### What is asked
Leave out the pictures and reproduce all of the data exactly.

[Begin]

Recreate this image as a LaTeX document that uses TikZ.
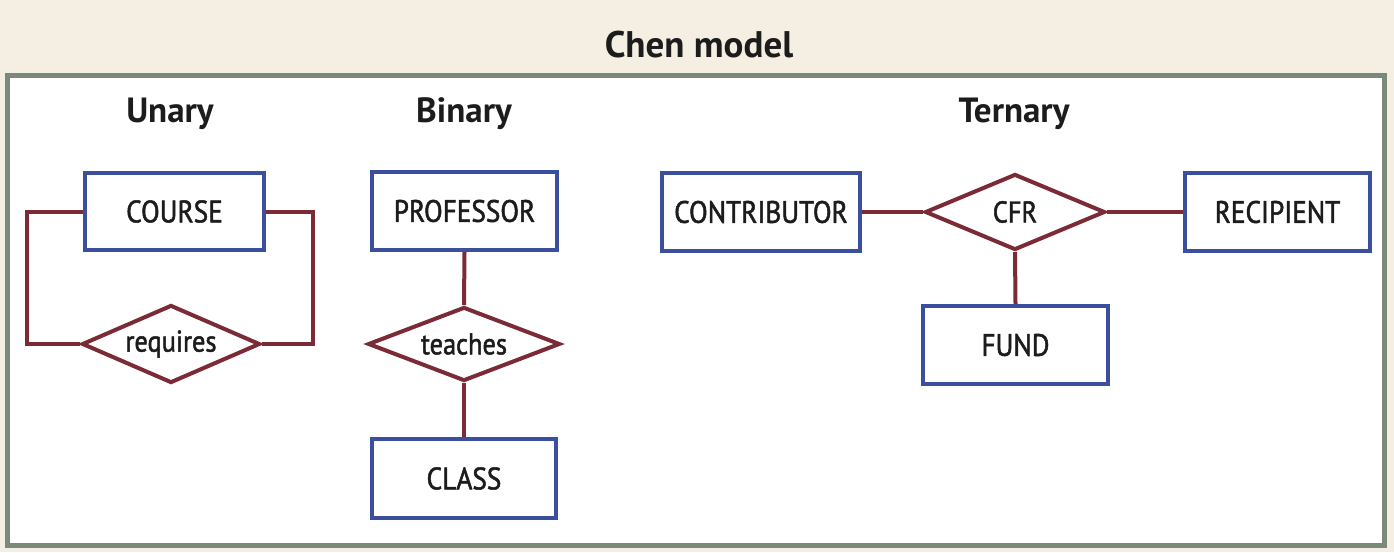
\documentclass[tikz,border=0pt]{standalone}
\usepackage{fontspec}
\setmainfont{PT Sans}
\newfontfamily\labfont{PT Sans}[FakeStretch=0.88, FakeBold=1.6]
\usetikzlibrary{shapes.geometric}
\definecolor{bgbeige}{RGB}{245,238,227}
\definecolor{panelgreen}{RGB}{122,137,121}
\definecolor{entblue}{RGB}{60,78,158}
\definecolor{relred}{RGB}{123,43,54}
\definecolor{txt}{RGB}{28,28,28}
\tikzset{
  ent/.style={draw=entblue, line width=4pt, fill=white, rectangle, minimum width=185pt, minimum height=78pt, inner sep=0pt, font=\labfont\fontsize{31}{32}\selectfont, text=txt},
  relsh/.style={draw=relred, line width=4pt, fill=white, diamond, aspect=2.3, inner sep=0pt, font=\labfont\fontsize{30}{31}\selectfont, text=txt},
  link/.style={draw=relred, line width=4pt},
  head/.style={font=\fontsize{35}{38}\selectfont\bfseries, text=txt},
  ttl/.style={font=\fontsize{37}{40}\selectfont\bfseries, text=txt},
}
\begin{document}
\begin{tikzpicture}[x=1pt,y=-1pt]
\useasboundingbox (0,0) rectangle (1394,552);
\fill[bgbeige] (0,0) rectangle (1394,552);
\draw[panelgreen, line width=5pt, fill=white] (7.5,75.5) rectangle (1384.5,545.5);
\node[ttl] (title) at (699,45) {Chen model};
\node[head] (hun) at (170,114) {Unary};
\node[head] (hbi) at (464,114) {Binary};
\node[head] (hte) at (1014,114) {Ternary};
% Unary
\node[ent, minimum width=179pt, minimum height=77pt] (course) at (174.5,211.5) {COURSE};
\node[relsh, minimum width=178pt, minimum height=78pt] (req) at (171,344) {requires};
\coordinate (lw) at (27,278);
\coordinate (rw) at (313,278);
\draw[link] (course.west) -| (lw) |- (req.west);
\draw[link] (course.east) -| (rw) |- (req.east);
% Binary
\node[ent] (prof) at (464.5,211) {PROFESSOR};
\node[relsh, minimum width=192pt, minimum height=74pt] (teach) at (464,344) {teaches};
\node[ent, minimum width=184pt, minimum height=79pt] (class) at (464,478.5) {CLASS};
\draw[link] (prof.south) -- (teach.north);
\draw[link] (teach.south) -- (class.north);
% Ternary
\node[ent, minimum width=198pt] (contr) at (761,212) {CONTRIBUTOR};
\node[relsh, minimum width=180pt, minimum height=76pt] (cfr) at (1015,212) {CFR};
\node[ent] (recip) at (1277.5,212) {RECIPIENT};
\node[ent] (fund) at (1015.5,345) {FUND};
\draw[link] (contr.east) -- (cfr.west);
\draw[link] (cfr.east) -- (recip.west);
\draw[link] (cfr.south) -- (fund.north);
\end{tikzpicture}
\end{document}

[End]

### Task response
Recreate this image as a LaTeX document that uses TikZ.
\documentclass[tikz,border=0pt]{standalone}
\usepackage{fontspec}
\setmainfont{PT Sans}
\newfontfamily\labfont{PT Sans}[FakeStretch=0.88, FakeBold=1.6]
\usetikzlibrary{shapes.geometric}
\definecolor{bgbeige}{RGB}{245,238,227}
\definecolor{panelgreen}{RGB}{122,137,121}
\definecolor{entblue}{RGB}{60,78,158}
\definecolor{relred}{RGB}{123,43,54}
\definecolor{txt}{RGB}{28,28,28}
\tikzset{
  ent/.style={draw=entblue, line width=4pt, fill=white, rectangle, minimum width=185pt, minimum height=78pt, inner sep=0pt, font=\labfont\fontsize{31}{32}\selectfont, text=txt},
  relsh/.style={draw=relred, line width=4pt, fill=white, diamond, aspect=2.3, inner sep=0pt, font=\labfont\fontsize{30}{31}\selectfont, text=txt},
  link/.style={draw=relred, line width=4pt},
  head/.style={font=\fontsize{35}{38}\selectfont\bfseries, text=txt},
  ttl/.style={font=\fontsize{37}{40}\selectfont\bfseries, text=txt},
}
\begin{document}
\begin{tikzpicture}[x=1pt,y=-1pt]
\useasboundingbox (0,0) rectangle (1394,552);
\fill[bgbeige] (0,0) rectangle (1394,552);
\draw[panelgreen, line width=5pt, fill=white] (7.5,75.5) rectangle (1384.5,545.5);
\node[ttl] (title) at (699,45) {Chen model};
\node[head] (hun) at (170,114) {Unary};
\node[head] (hbi) at (464,114) {Binary};
\node[head] (hte) at (1014,114) {Ternary};
% Unary
\node[ent, minimum width=179pt, minimum height=77pt] (course) at (174.5,211.5) {COURSE};
\node[relsh, minimum width=178pt, minimum height=78pt] (req) at (171,344) {requires};
\coordinate (lw) at (27,278);
\coordinate (rw) at (313,278);
\draw[link] (course.west) -| (lw) |- (req.west);
\draw[link] (course.east) -| (rw) |- (req.east);
% Binary
\node[ent] (prof) at (464.5,211) {PROFESSOR};
\node[relsh, minimum width=192pt, minimum height=74pt] (teach) at (464,344) {teaches};
\node[ent, minimum width=184pt, minimum height=79pt] (class) at (464,478.5) {CLASS};
\draw[link] (prof.south) -- (teach.north);
\draw[link] (teach.south) -- (class.north);
% Ternary
\node[ent, minimum width=198pt] (contr) at (761,212) {CONTRIBUTOR};
\node[relsh, minimum width=180pt, minimum height=76pt] (cfr) at (1015,212) {CFR};
\node[ent] (recip) at (1277.5,212) {RECIPIENT};
\node[ent] (fund) at (1015.5,345) {FUND};
\draw[link] (contr.east) -- (cfr.west);
\draw[link] (cfr.east) -- (recip.west);
\draw[link] (cfr.south) -- (fund.north);
\end{tikzpicture}
\end{document}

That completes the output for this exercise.